Justice Dharam Veer Sharma

“The disputed site is the birth place of Lord Rama. Disputed building was constructed by Babar, the year is not certain, but it was built against the tenets of Islam. Thus it cannot have the character of a mosque. The disputed structure was constructed on the site of old structure after demolition of the same. The ASI has proved that the structure was a massive Hindu religious structure. The idols were placed in the middle dome of the disputed structure in the intervening night of 22/23 December 1949.”

Muslim groups disappointed

Muslim groups on 30.09.2010 reacted with disappointment to the dismissal of the Sunni Central Waqf Board (SCWB) suit and the three-way division of disputed land ordered by the Allahabad High Court in the Ayodhya title suits.

SCWB lawyer Zafaryab Jilani said the Board, the main litigant on behalf of Muslims, will appeal against the decision in the Supreme Court: “The High Court’s formula of one-third land is not acceptable to the Waqf Board and it will go to the Supreme Court.”

He, however, added that the matter would come to a “full stop” with Muslims accepting the decision once the apex court gave its final verdict. He also said he was gladdened by the mature and calm response of the people to the verdict. “What is important is that we as a nation have matured.

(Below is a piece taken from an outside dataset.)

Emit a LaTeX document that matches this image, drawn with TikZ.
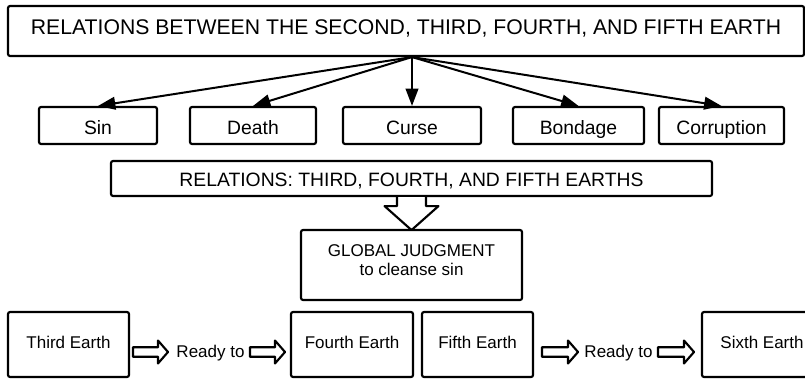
\documentclass[tikz,border=0pt]{standalone}
\usepackage{fontspec}
\setmainfont{Liberation Sans}
\usetikzlibrary{arrows.meta,calc}

% Hollow horizontal block arrow from #1 to #2 (same height)
\newcommand\hollowarrow[2]{%
  \draw[hollow] let \p1=(#1), \p2=(#2) in
    (\x1,\y1+3.6pt) -- (\x2-7.5pt,\y1+3.6pt) -- (\x2-7.5pt,\y1+8.6pt) --
    (\x2,\y1) -- (\x2-7.5pt,\y1-8.6pt) -- (\x2-7.5pt,\y1-3.6pt) --
    (\x1,\y1-3.6pt) -- cycle;}

\begin{document}
\begin{tikzpicture}[x=0.75pt,y=-0.75pt,
  box/.style={draw=black, line width=1.6pt, rounded corners=1.5pt,
              inner sep=0pt, fill=white},
  titlefont/.style={font=\fontsize{15.9pt}{18pt}\selectfont},
  midfont/.style={font=\fontsize{14.5pt}{17pt}\selectfont},
  lowfont/.style={font=\fontsize{12.75pt}{14.5pt}\selectfont},
  titlebox/.style={box, titlefont, text height=8pt, text depth=2pt},
  termbox/.style={box, midfont, minimum height=27.75pt,
                  text height=12.75pt, text depth=0pt},
  earthbox/.style={box, lowfont, minimum height=48.75pt,
                   text height=7pt, text depth=1.75pt},
  link/.style={line width=1.5pt, -{Triangle[length=13pt,width=9.5pt]}},
  hollow/.style={draw=black, fill=white, line width=1.6pt, line join=round},
]
\clip (0,0) rectangle (805,378);
\fill[white] (0,0) rectangle (805,378);

% heading
\node[titlebox, minimum width=597pt, minimum height=37.5pt] (top) at (406,31)
  {RELATIONS BETWEEN THE SECOND, THIRD, FOURTH, AND FIFTH EARTH};

% the five terms
\node[termbox, minimum width=88.5pt]  (sin)     at (98,125.5)    {Sin};
\node[termbox, minimum width=94.5pt]  (death)   at (253,125.5)   {Death};
\node[termbox, minimum width=103.5pt] (curse)   at (412,125.5)   {Curse};
\node[termbox, minimum width=98.25pt] (bondage) at (578.5,125.5) {Bondage};
\node[termbox, minimum width=93.75pt] (corrupt) at (721.5,125.5) {Corruption};

\coordinate (hub) at (curse.north |- top.south);
\foreach \t in {sin,death,curse,bondage,corrupt}
  \draw[link] (hub) -- (\t.north);

% second relation bar
\node[box, midfont, minimum width=450.75pt, minimum height=26.25pt,
      text height=12.3pt, text depth=0pt] (rel) at (411.5,178.5)
  {RELATIONS: THIRD, FOURTH, AND FIFTH EARTHS};

% judgment box
\node[box, minimum width=165.75pt, minimum height=52.5pt] (judge) at (411.5,265) {};
\node[lowfont, align=center, anchor=north, inner sep=0pt] (judgetext) at (411.5,244)
  {GLOBAL JUDGMENT\\to cleanse sin};

% hollow arrow from the bar down to the judgment box
\draw[hollow, shift={(rel.south)}]
  (-14.5,0) -- (-14.5,9) -- (-27,9) -- (0,33) -- (27,9) -- (14.5,9) -- (14.5,0);

% bottom row
\node[earthbox, minimum width=90.75pt] (third)  at (68.5,344.5) {Third Earth};
\node[earthbox, minimum width=91.5pt]  (fourth) at (352,344.5)  {Fourth Earth};
\node[earthbox, minimum width=83.25pt] (fifth)  at (477.5,344.5) {Fifth Earth};
\node[earthbox, minimum width=90pt]    (sixth)  at (762,344.5)  {Sixth Earth};

\node[lowfont, anchor=base, inner sep=0pt] (ready1) at (210.5,357) {Ready to};
\node[lowfont, anchor=base, inner sep=0pt] (ready2) at (618.5,357) {Ready to};

\coordinate (a1s) at (133,352); \coordinate (a1e) at (168,352);
\coordinate (a2s) at (250,352); \coordinate (a2e) at (285,352);
\coordinate (a3s) at (542,352); \coordinate (a3e) at (578,352);
\coordinate (a4s) at (658,352); \coordinate (a4e) at (694,352);
\hollowarrow{a1s}{a1e}
\hollowarrow{a2s}{a2e}
\hollowarrow{a3s}{a3e}
\hollowarrow{a4s}{a4e}
\end{tikzpicture}
\end{document}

This reflects the faith of the people in the Constitution.”

Hindu Mahasabha to challenge ruling

The Akhil Bharat Hindu Mahasabha, one of the early litigants in the Ayodhya title suits, on 30.09.2010 said it would challenge the Allahabad High Court order to divide the “Ramjanambhoomi” land in three parts.

“We have decided to challenge the decision to divide the Ramjanambhoomi land in three parts”, said State president of ABHM Kamlesh Tiwari. “Our fight for the Ramjanmbhoomi was acknowledged by the entire bench unanimously”, he said.

He said the legal battle was initiated by Mahasabha president of Faizabad Gopal Singh Visharad in Janauary 16, 1950.